### Provided material ###
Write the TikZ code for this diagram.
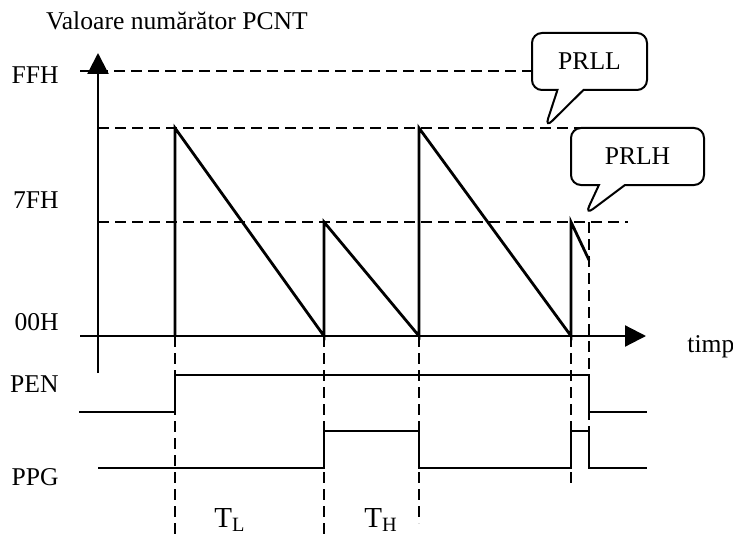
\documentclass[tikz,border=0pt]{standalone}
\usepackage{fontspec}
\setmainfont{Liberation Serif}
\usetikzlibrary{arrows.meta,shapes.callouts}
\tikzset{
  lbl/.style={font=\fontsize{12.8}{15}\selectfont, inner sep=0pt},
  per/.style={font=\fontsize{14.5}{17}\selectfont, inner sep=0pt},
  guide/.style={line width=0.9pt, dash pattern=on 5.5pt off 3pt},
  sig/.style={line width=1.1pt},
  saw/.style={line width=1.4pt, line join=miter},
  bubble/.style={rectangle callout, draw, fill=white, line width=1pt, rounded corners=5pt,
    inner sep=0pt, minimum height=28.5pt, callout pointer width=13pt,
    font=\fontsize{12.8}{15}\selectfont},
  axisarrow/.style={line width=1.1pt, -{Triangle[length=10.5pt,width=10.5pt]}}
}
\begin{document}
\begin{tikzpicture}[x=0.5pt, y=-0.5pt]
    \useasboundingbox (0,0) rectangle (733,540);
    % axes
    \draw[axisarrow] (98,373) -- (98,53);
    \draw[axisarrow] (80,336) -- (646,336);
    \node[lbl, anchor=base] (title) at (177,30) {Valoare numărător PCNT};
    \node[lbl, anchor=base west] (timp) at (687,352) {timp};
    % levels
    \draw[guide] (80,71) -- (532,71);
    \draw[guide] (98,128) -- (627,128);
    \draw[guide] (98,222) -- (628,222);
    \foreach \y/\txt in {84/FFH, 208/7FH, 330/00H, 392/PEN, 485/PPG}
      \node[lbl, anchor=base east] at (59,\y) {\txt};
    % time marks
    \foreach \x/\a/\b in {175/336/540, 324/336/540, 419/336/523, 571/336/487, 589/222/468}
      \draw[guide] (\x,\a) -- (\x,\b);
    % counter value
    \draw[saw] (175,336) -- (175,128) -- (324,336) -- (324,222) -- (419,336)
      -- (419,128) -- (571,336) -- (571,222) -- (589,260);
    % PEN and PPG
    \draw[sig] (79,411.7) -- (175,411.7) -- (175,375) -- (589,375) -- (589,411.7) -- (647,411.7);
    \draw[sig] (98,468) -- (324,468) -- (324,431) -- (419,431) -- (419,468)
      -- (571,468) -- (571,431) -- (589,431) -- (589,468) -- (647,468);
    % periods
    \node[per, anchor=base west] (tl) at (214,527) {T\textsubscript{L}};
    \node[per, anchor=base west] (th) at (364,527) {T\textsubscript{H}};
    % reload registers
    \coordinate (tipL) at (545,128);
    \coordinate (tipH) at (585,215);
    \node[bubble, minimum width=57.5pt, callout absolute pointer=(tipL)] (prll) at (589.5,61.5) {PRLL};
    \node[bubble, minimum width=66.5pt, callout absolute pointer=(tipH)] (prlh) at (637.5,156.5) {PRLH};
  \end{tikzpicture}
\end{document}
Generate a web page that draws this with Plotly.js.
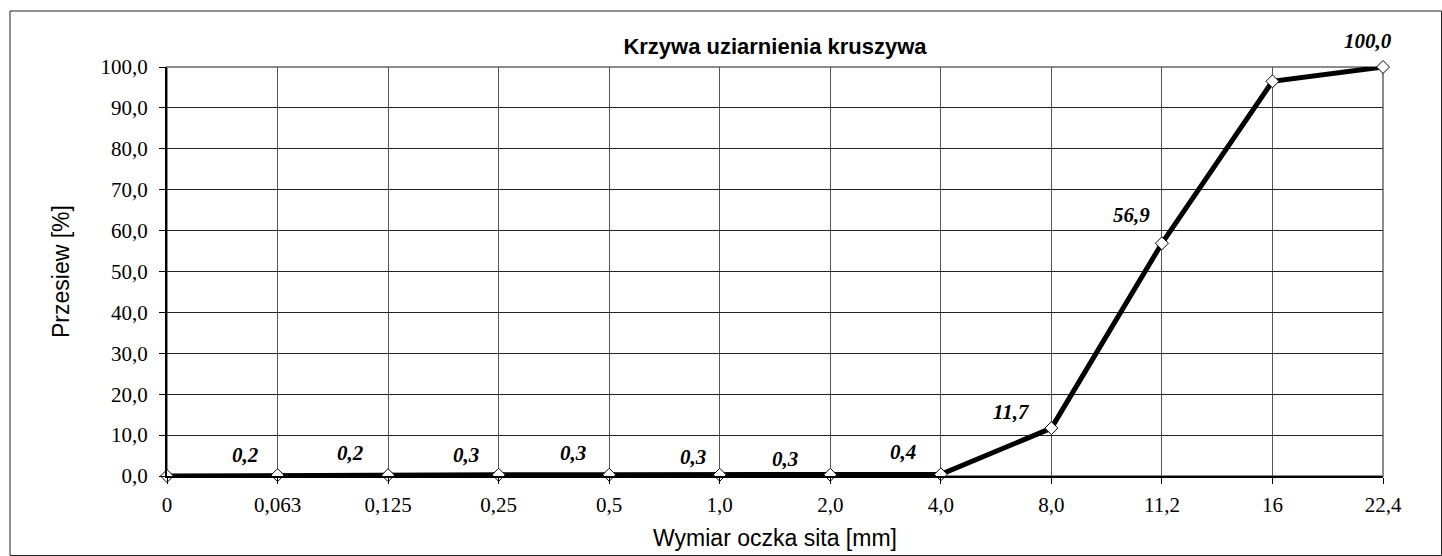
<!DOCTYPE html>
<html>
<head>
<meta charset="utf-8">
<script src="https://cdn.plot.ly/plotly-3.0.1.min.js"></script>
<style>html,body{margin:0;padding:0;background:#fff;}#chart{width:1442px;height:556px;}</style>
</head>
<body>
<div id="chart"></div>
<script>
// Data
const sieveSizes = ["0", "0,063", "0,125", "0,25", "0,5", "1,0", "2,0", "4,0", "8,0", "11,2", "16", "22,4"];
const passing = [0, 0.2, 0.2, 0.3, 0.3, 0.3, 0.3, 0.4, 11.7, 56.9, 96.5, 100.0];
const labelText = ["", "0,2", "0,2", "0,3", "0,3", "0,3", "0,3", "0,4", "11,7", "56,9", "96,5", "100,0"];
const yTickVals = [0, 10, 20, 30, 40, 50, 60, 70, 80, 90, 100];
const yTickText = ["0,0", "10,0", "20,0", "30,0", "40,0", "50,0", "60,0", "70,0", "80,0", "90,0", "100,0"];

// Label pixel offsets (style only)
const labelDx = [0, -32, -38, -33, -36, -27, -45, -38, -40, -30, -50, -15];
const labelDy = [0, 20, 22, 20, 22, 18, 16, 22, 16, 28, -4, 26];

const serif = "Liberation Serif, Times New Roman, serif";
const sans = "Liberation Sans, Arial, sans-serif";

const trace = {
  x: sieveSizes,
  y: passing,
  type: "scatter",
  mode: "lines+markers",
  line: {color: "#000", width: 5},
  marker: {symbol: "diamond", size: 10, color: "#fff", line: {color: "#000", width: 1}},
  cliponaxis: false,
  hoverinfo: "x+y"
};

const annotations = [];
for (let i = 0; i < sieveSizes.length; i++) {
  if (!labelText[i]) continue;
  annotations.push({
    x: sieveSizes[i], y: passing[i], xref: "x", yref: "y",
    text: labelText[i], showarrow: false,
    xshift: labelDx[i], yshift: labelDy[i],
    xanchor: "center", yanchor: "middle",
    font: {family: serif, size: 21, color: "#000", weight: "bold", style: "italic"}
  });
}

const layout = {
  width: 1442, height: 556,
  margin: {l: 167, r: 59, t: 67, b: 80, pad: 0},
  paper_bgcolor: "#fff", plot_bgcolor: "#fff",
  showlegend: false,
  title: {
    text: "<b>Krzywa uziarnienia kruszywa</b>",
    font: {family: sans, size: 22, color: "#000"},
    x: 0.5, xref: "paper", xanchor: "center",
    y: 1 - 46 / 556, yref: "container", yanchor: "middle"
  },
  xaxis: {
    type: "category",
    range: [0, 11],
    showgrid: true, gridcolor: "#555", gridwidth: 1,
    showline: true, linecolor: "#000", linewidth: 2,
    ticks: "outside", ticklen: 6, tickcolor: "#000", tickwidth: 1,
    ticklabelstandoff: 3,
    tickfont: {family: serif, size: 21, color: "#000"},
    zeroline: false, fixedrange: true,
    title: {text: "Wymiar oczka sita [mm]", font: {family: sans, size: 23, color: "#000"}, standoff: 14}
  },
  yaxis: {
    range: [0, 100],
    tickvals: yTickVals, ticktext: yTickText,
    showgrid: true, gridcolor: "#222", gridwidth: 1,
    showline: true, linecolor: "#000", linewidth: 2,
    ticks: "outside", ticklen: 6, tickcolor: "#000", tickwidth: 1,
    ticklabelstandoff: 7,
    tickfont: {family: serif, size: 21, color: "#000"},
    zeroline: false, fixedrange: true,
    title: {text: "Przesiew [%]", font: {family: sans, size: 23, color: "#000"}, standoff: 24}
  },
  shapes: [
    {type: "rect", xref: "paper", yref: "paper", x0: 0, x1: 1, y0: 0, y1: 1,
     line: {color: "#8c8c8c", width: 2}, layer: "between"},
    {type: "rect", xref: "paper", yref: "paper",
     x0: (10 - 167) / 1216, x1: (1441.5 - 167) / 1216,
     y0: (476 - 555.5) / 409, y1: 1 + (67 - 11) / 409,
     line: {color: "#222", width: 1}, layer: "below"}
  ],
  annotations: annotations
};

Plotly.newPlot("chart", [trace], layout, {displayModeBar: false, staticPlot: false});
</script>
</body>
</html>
###
## Problem requirements
Drop the pictures and reproduce the rest of the entries above exactly.

## Written response
Write the TikZ code for this diagram.
\documentclass[tikz,border=0pt]{standalone}
\usepackage{fontspec}
\setmainfont{Liberation Serif}
\usetikzlibrary{arrows.meta,shapes.callouts}
\tikzset{
  lbl/.style={font=\fontsize{12.8}{15}\selectfont, inner sep=0pt},
  per/.style={font=\fontsize{14.5}{17}\selectfont, inner sep=0pt},
  guide/.style={line width=0.9pt, dash pattern=on 5.5pt off 3pt},
  sig/.style={line width=1.1pt},
  saw/.style={line width=1.4pt, line join=miter},
  bubble/.style={rectangle callout, draw, fill=white, line width=1pt, rounded corners=5pt,
    inner sep=0pt, minimum height=28.5pt, callout pointer width=13pt,
    font=\fontsize{12.8}{15}\selectfont},
  axisarrow/.style={line width=1.1pt, -{Triangle[length=10.5pt,width=10.5pt]}}
}
\begin{document}
\begin{tikzpicture}[x=0.5pt, y=-0.5pt]
    \useasboundingbox (0,0) rectangle (733,540);
    % axes
    \draw[axisarrow] (98,373) -- (98,53);
    \draw[axisarrow] (80,336) -- (646,336);
    \node[lbl, anchor=base] (title) at (177,30) {Valoare numărător PCNT};
    \node[lbl, anchor=base west] (timp) at (687,352) {timp};
    % levels
    \draw[guide] (80,71) -- (532,71);
    \draw[guide] (98,128) -- (627,128);
    \draw[guide] (98,222) -- (628,222);
    \foreach \y/\txt in {84/FFH, 208/7FH, 330/00H, 392/PEN, 485/PPG}
      \node[lbl, anchor=base east] at (59,\y) {\txt};
    % time marks
    \foreach \x/\a/\b in {175/336/540, 324/336/540, 419/336/523, 571/336/487, 589/222/468}
      \draw[guide] (\x,\a) -- (\x,\b);
    % counter value
    \draw[saw] (175,336) -- (175,128) -- (324,336) -- (324,222) -- (419,336)
      -- (419,128) -- (571,336) -- (571,222) -- (589,260);
    % PEN and PPG
    \draw[sig] (79,411.7) -- (175,411.7) -- (175,375) -- (589,375) -- (589,411.7) -- (647,411.7);
    \draw[sig] (98,468) -- (324,468) -- (324,431) -- (419,431) -- (419,468)
      -- (571,468) -- (571,431) -- (589,431) -- (589,468) -- (647,468);
    % periods
    \node[per, anchor=base west] (tl) at (214,527) {T\textsubscript{L}};
    \node[per, anchor=base west] (th) at (364,527) {T\textsubscript{H}};
    % reload registers
    \coordinate (tipL) at (545,128);
    \coordinate (tipH) at (585,215);
    \node[bubble, minimum width=57.5pt, callout absolute pointer=(tipL)] (prll) at (589.5,61.5) {PRLL};
    \node[bubble, minimum width=66.5pt, callout absolute pointer=(tipH)] (prlh) at (637.5,156.5) {PRLH};
  \end{tikzpicture}
\end{document}
Generate a web page that draws this with Plotly.js.
<!DOCTYPE html>
<html>
<head>
<meta charset="utf-8">
<script src="https://cdn.plot.ly/plotly-3.0.1.min.js"></script>
<style>html,body{margin:0;padding:0;background:#fff;}#chart{width:1442px;height:556px;}</style>
</head>
<body>
<div id="chart"></div>
<script>
// Data
const sieveSizes = ["0", "0,063", "0,125", "0,25", "0,5", "1,0", "2,0", "4,0", "8,0", "11,2", "16", "22,4"];
const passing = [0, 0.2, 0.2, 0.3, 0.3, 0.3, 0.3, 0.4, 11.7, 56.9, 96.5, 100.0];
const labelText = ["", "0,2", "0,2", "0,3", "0,3", "0,3", "0,3", "0,4", "11,7", "56,9", "96,5", "100,0"];
const yTickVals = [0, 10, 20, 30, 40, 50, 60, 70, 80, 90, 100];
const yTickText = ["0,0", "10,0", "20,0", "30,0", "40,0", "50,0", "60,0", "70,0", "80,0", "90,0", "100,0"];

// Label pixel offsets (style only)
const labelDx = [0, -32, -38, -33, -36, -27, -45, -38, -40, -30, -50, -15];
const labelDy = [0, 20, 22, 20, 22, 18, 16, 22, 16, 28, -4, 26];

const serif = "Liberation Serif, Times New Roman, serif";
const sans = "Liberation Sans, Arial, sans-serif";

const trace = {
  x: sieveSizes,
  y: passing,
  type: "scatter",
  mode: "lines+markers",
  line: {color: "#000", width: 5},
  marker: {symbol: "diamond", size: 10, color: "#fff", line: {color: "#000", width: 1}},
  cliponaxis: false,
  hoverinfo: "x+y"
};

const annotations = [];
for (let i = 0; i < sieveSizes.length; i++) {
  if (!labelText[i]) continue;
  annotations.push({
    x: sieveSizes[i], y: passing[i], xref: "x", yref: "y",
    text: labelText[i], showarrow: false,
    xshift: labelDx[i], yshift: labelDy[i],
    xanchor: "center", yanchor: "middle",
    font: {family: serif, size: 21, color: "#000", weight: "bold", style: "italic"}
  });
}

const layout = {
  width: 1442, height: 556,
  margin: {l: 167, r: 59, t: 67, b: 80, pad: 0},
  paper_bgcolor: "#fff", plot_bgcolor: "#fff",
  showlegend: false,
  title: {
    text: "<b>Krzywa uziarnienia kruszywa</b>",
    font: {family: sans, size: 22, color: "#000"},
    x: 0.5, xref: "paper", xanchor: "center",
    y: 1 - 46 / 556, yref: "container", yanchor: "middle"
  },
  xaxis: {
    type: "category",
    range: [0, 11],
    showgrid: true, gridcolor: "#555", gridwidth: 1,
    showline: true, linecolor: "#000", linewidth: 2,
    ticks: "outside", ticklen: 6, tickcolor: "#000", tickwidth: 1,
    ticklabelstandoff: 3,
    tickfont: {family: serif, size: 21, color: "#000"},
    zeroline: false, fixedrange: true,
    title: {text: "Wymiar oczka sita [mm]", font: {family: sans, size: 23, color: "#000"}, standoff: 14}
  },
  yaxis: {
    range: [0, 100],
    tickvals: yTickVals, ticktext: yTickText,
    showgrid: true, gridcolor: "#222", gridwidth: 1,
    showline: true, linecolor: "#000", linewidth: 2,
    ticks: "outside", ticklen: 6, tickcolor: "#000", tickwidth: 1,
    ticklabelstandoff: 7,
    tickfont: {family: serif, size: 21, color: "#000"},
    zeroline: false, fixedrange: true,
    title: {text: "Przesiew [%]", font: {family: sans, size: 23, color: "#000"}, standoff: 24}
  },
  shapes: [
    {type: "rect", xref: "paper", yref: "paper", x0: 0, x1: 1, y0: 0, y1: 1,
     line: {color: "#8c8c8c", width: 2}, layer: "between"},
    {type: "rect", xref: "paper", yref: "paper",
     x0: (10 - 167) / 1216, x1: (1441.5 - 167) / 1216,
     y0: (476 - 555.5) / 409, y1: 1 + (67 - 11) / 409,
     line: {color: "#222", width: 1}, layer: "below"}
  ],
  annotations: annotations
};

Plotly.newPlot("chart", [trace], layout, {displayModeBar: false, staticPlot: false});
</script>
</body>
</html>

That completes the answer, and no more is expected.